Twelve men share the four-bedroom Anaheim house, which has a pool and a weightlifting area in the back yard. Most of them come from county jails and prisons, Haymer said. Twelve other men have graduated from the program since it began in January, 1989. None have been returned to jail, and half have joined the program as staff members.
Rigidly enforced discipline plays a large part in keeping the men, who refer to each other as “brothers,” on track. They must rise by 6:30 a.m. for prayer and breakfast, go to work during the day and have lights out by 10 p.m.
The program is aimed at gradually making the men self-sufficient by getting them jobs and bank accounts. They are constantly monitored, and almost all of their time is spent either working or in religious study or prayer. Telephone calls and visits to the home are limited.
“We operate in grace and love, but there are strict guidelines,” said Hunton, who oversees the men.
A sign posted on the living room wall warns that residents will be expelled if they violate the rules: no violence, no smoking, drinking, dating, radio or TV, no staying out at night. Although an outcast member may apply for readmittance after 30 days, he must persuade the staff that he will abide by the rules.
Bunk beds cram the rooms, with Bibles resting at the foot of most of them. “That’s our sword. We couldn’t live without it,” Hunton said.
On a recent morning at 6:30 a.m., the men shuffled one at a time into the kitchen and made breakfast of cereal and hot coffee. They greeted each other with “good morning, brother” as they dressed and shaved before a long day of selling Christmas trees at four lots around the county.
In a room down the hall, Hunton had to rouse one straggler from bed, then make sure that Buck Druckenmiller, 20, had enough money for bus fare to make an appointment with his parole officer.
Toward the end of the average six-month stay, most of the men have jobs, while the others work at community service projects. But the three weeks before Christmas are devoted to selling Christmas trees to raise money.
Outside the Home Depot store in Fountain Valley, Jerry Sandoval, 45, and several other Outreach members operated a tree lot one afternoon recently.
The dark scars on the inside of Sandoval’s arms are testimony to his 30-year heroin addiction. The Stanton native said that if it was not for the program, “I’d be dead or drunk somewhere.”
“I gave up on seeing my family,” he said. But as a result of the program, his parents and children have welcomed him back. And on a recent picnic with them, he was able to get acquainted with his grandson, whom he had not known.
Deputy Public Defender Carolyn Forgey praised the program, saying it benefits everyone--the Outreach members, their families and the public.
“No question about it,” she said. “If they redirect their lives, recidivism is controlled. If you get into the fiscal aspects, jail costs are reduced. And many of the individuals go on to help others recover. It has a good reputation in the court.”

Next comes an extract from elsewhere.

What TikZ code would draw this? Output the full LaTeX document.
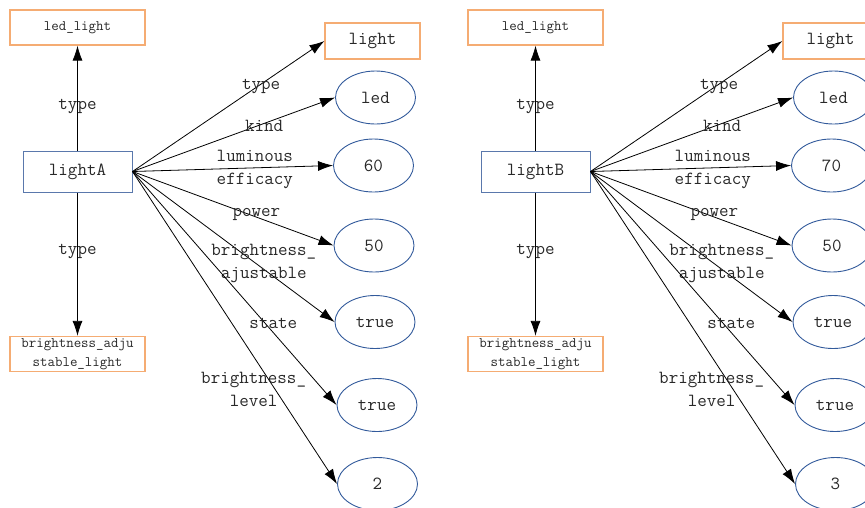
\documentclass[tikz,border=0pt]{standalone}
\usetikzlibrary{arrows.meta, shapes.geometric}
\definecolor{peach}{RGB}{245, 172, 115}
\definecolor{boxblue}{RGB}{90, 120, 172}
\definecolor{ovalblue}{RGB}{50, 90, 155}
\definecolor{ink}{RGB}{40, 40, 40}

\begin{document}
\begin{tikzpicture}[
  x=1pt, y=-1pt,
  every node/.style={text=ink, font=\ttfamily\fontsize{18.5}{23}\selectfont},
  typebox/.style={rectangle, draw=peach, line width=1.2pt, inner sep=0pt,
                  minimum width=135pt, minimum height=35pt, align=center,
                  font=\ttfamily\fontsize{14.5}{19}\selectfont},
  classbox/.style={rectangle, draw=peach, line width=1.2pt, inner sep=0pt,
                   minimum width=95pt, minimum height=36pt},
  entity/.style={rectangle, draw=boxblue, line width=1pt, inner sep=0pt,
                 minimum width=109pt, minimum height=41pt},
  value/.style={ellipse, draw=ovalblue, line width=0.9pt, inner sep=0pt,
                minimum width=80pt, minimum height=53pt},
  lbl/.style={align=center, inner sep=1pt, yshift=-2pt},
  arr/.style={-{Latex[length=15pt,width=10pt]}, line width=0.8pt, black}
]
\clip (0,0) rectangle (865,507);

\foreach \g/\dx/\eff/\lvl in {A/0/60/2, B/458/70/3}{
\begin{scope}[xshift=\dx]
\node[entity]   (light\g) at (77.5,171.5) {light\g};
\node[typebox]  (led\g)   at (77.5,27.5)  {led\_light};
\node[typebox]  (adj\g)   at (77.5,354)   {brightness\_adju\\stable\_light};
\node[classbox] (cls\g)   at (372.5,41)   {light};

\node[value] (kind\g)  at (375.5,97.5) {led};
\node[value] (eff\g)   at (373.5,165.5) {\eff};
\node[value] (pow\g)   at (374,245.5)  {50};
\node[value] (adjv\g)  at (375,322)    {true};
\node[value] (state\g) at (377,405)    {true};
\node[value] (lvl\g)   at (377.5,484)  {\lvl};

\draw[arr] (light\g.north) -- node[lbl, pos=0.44] {type} (led\g.south);
\draw[arr] (light\g.south) -- node[lbl, pos=0.4] {type} (adj\g.north);

\draw[arr] (light\g.east) -- node[lbl, pos=0.67] {type} (cls\g.west);
\draw[arr] (light\g.east) -- node[lbl, pos=0.65] {kind} (kind\g.west);
\draw[arr] (light\g.east) -- node[lbl, pos=0.61] {luminous\\efficacy} (eff\g.west);
\draw[arr] (light\g.east) -- node[lbl, pos=0.616, yshift=5pt] {power} (pow\g.west);
\draw[arr] (light\g.east) -- node[lbl, pos=0.65, yshift=8pt] {brightness\_\\ajustable} (adjv\g.west);
\draw[arr] (light\g.east) -- node[lbl, pos=0.69, yshift=11pt] {state} (state\g.west);
\draw[arr] (light\g.east) -- node[lbl, pos=0.69, xshift=-20pt] {brightness\_\\level} (lvl\g.west);
\end{scope}
}

\end{tikzpicture}
\end{document}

She also said the program works because it focuses on every aspect of the individual’s life, instead of singling out a specific problem.
“They try an approach (working) with body, soul and spirit,” Forgey said. “It works on all of the issues, not just the drugs. There’s a real loving, supportive environment where healing can take place. They can establish their sense of self-worth and become productive citizens. “
The $150,000-a-year operation is funded by local churches, fund-raising activities by Outreach and the county’s general relief fund, program spokesman Haymer said.

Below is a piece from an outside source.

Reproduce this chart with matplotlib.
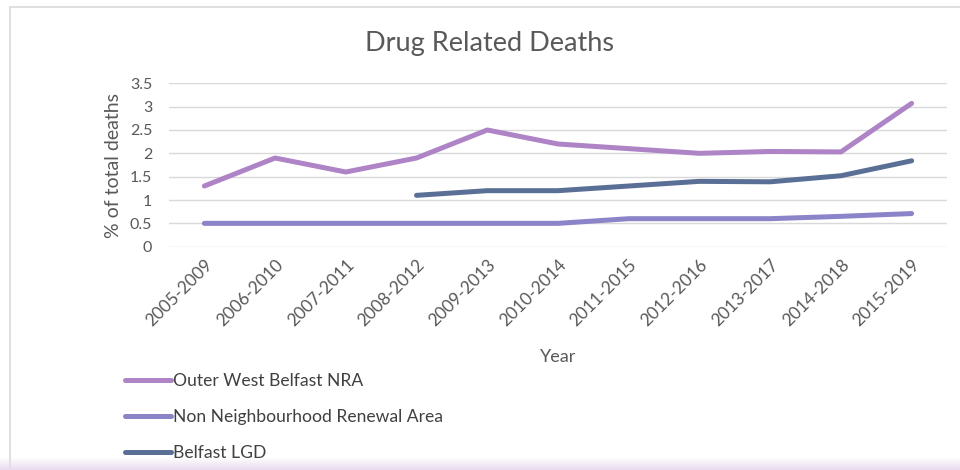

Last year, the organization, which was then based in Garden Grove, made enough money to open the home in Anaheim. The men moved to the Anaheim residence, and the Garden Grove home was used to house two women.
Outreach plans to use the money made this year from the Christmas tree lots to open a 40-bed home on a 57-acre ranch near Stockton and eventually to branch out throughout the country, Haymer said. The organization needs about $150,000 for a down payment on the $425,000 property, which organizers expect to raise within a year.

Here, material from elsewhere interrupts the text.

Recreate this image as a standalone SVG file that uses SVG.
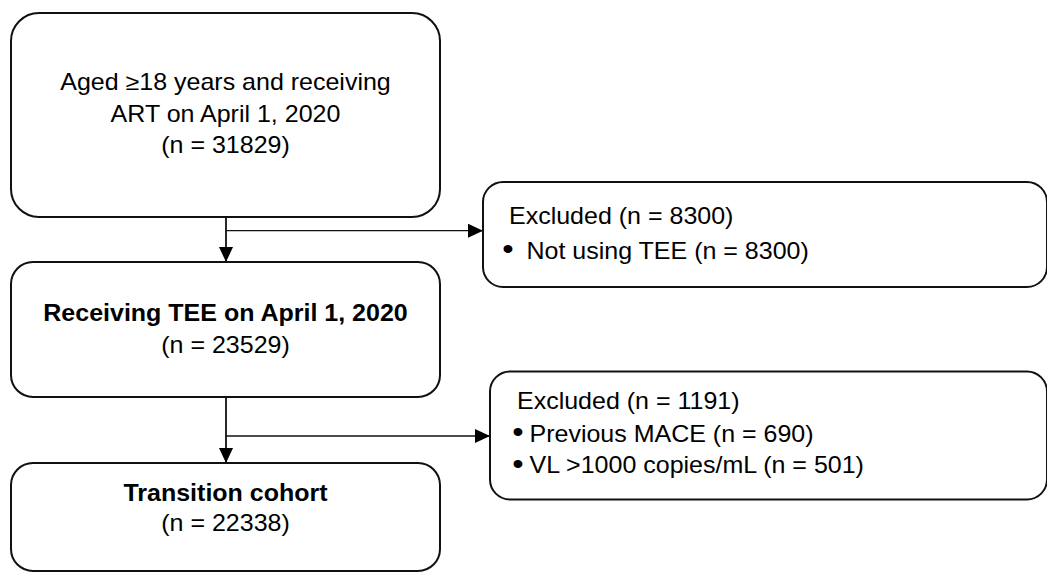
<svg xmlns="http://www.w3.org/2000/svg" width="1047" height="572" viewBox="0 0 1047 572">
  <style>
    .box { fill: #ffffff; stroke: #111111; stroke-width: 2; }
    .t { font-family: "Liberation Sans", Arial, sans-serif; font-size: 23px; fill: #000000; }
    .bl { font-size: 30px; }
    .c { text-anchor: middle; }
    .b { font-weight: bold; }
    .conn { fill: none; stroke: #111111; }
  </style>
  <defs>
    <marker id="arrow" markerUnits="userSpaceOnUse" markerWidth="15" markerHeight="14" refX="15" refY="7" orient="auto">
      <path d="M0,0 L15,7 L0,14 z" fill="#000000"/>
    </marker>
  </defs>
  <rect width="1047" height="572" fill="#ffffff"/>

  <g id="connectors">
    <line class="conn" x1="226" y1="217" x2="226" y2="262" stroke-width="1.8" marker-end="url(#arrow)"/>
    <line class="conn" x1="226" y1="230.7" x2="483" y2="230.7" stroke-width="1.3" marker-end="url(#arrow)"/>
    <line class="conn" x1="226" y1="397" x2="226" y2="463" stroke-width="1.8" marker-end="url(#arrow)"/>
    <line class="conn" x1="226" y1="436" x2="490" y2="436" stroke-width="1.3" marker-end="url(#arrow)"/>
  </g>

  <g id="node-aged">
    <rect class="box" x="11" y="13" width="429" height="204" rx="28" ry="28"/>
    <g transform="translate(225.5,0) scale(1.087,1)">
      <text class="t c" x="0" y="90.5">Aged ≥18 years and receiving</text>
      <text class="t c" x="0" y="122">ART on April 1, 2020</text>
      <text class="t c" x="0" y="153.5">(n = 31829)</text>
    </g>
  </g>

  <g id="node-excluded1">
    <rect class="box" x="483" y="182" width="564" height="105" rx="20" ry="20"/>
    <g transform="translate(509,0) scale(1.087,1)">
      <text class="t" x="0" y="224.5">Excluded (n = 8300)</text>
    </g>
    <g transform="translate(502.3,0) scale(1.087,1)">
      <text class="t bl" x="0" y="259.5">•</text>
    </g>
    <g transform="translate(526.5,0) scale(1.087,1)">
      <text class="t" x="0" y="259">Not using TEE (n = 8300)</text>
    </g>
  </g>

  <g id="node-receiving">
    <rect class="box" x="11" y="262" width="429" height="135" rx="22" ry="22"/>
    <g transform="translate(225.5,0) scale(1.087,1)">
      <text class="t c b" x="0" y="320.7">Receiving TEE on April 1, 2020</text>
      <text class="t c" x="0" y="352.7">(n = 23529)</text>
    </g>
  </g>

  <g id="node-excluded2">
    <rect class="box" x="490" y="371.5" width="557" height="128" rx="20" ry="20"/>
    <g transform="translate(517,0) scale(1.087,1)">
      <text class="t" x="0" y="409.5">Excluded (n = 1191)</text>
    </g>
    <g transform="translate(512.3,0) scale(1.087,1)">
      <text class="t bl" x="0" y="442">•</text>
      <text class="t bl" x="0" y="474">•</text>
    </g>
    <g transform="translate(529.5,0) scale(1.087,1)">
      <text class="t" x="0" y="441.7">Previous MACE (n = 690)</text>
      <text class="t" x="0" y="473.5">VL &gt;1000 copies/mL (n = 501)</text>
    </g>
  </g>

  <g id="node-transition">
    <rect class="box" x="11" y="463" width="429" height="108" rx="22" ry="22"/>
    <g transform="translate(225.5,0) scale(1.087,1)">
      <text class="t c b" x="0" y="500.7">Transition cohort</text>
      <text class="t c" x="0" y="530.7">(n = 22338)</text>
    </g>
  </g>
</svg>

Last year, their lots were some of the busiest in Southern California, with more than $250,000 in business, raising $20,000 for the organization.
For now, Hunton plans to continue his work for Outreach by preaching to inmates in the AIDS ward of the California Institution for Men in Chino.
When he visits county jails and speaks to potential Outreach members, he offers himself as proof that the program works.
“I remember when I was out there in the (jail) chapel in the orange jumpsuit,” he said. “Now I’m there--and I can walk out. That’s what this is about: setting the captives free.”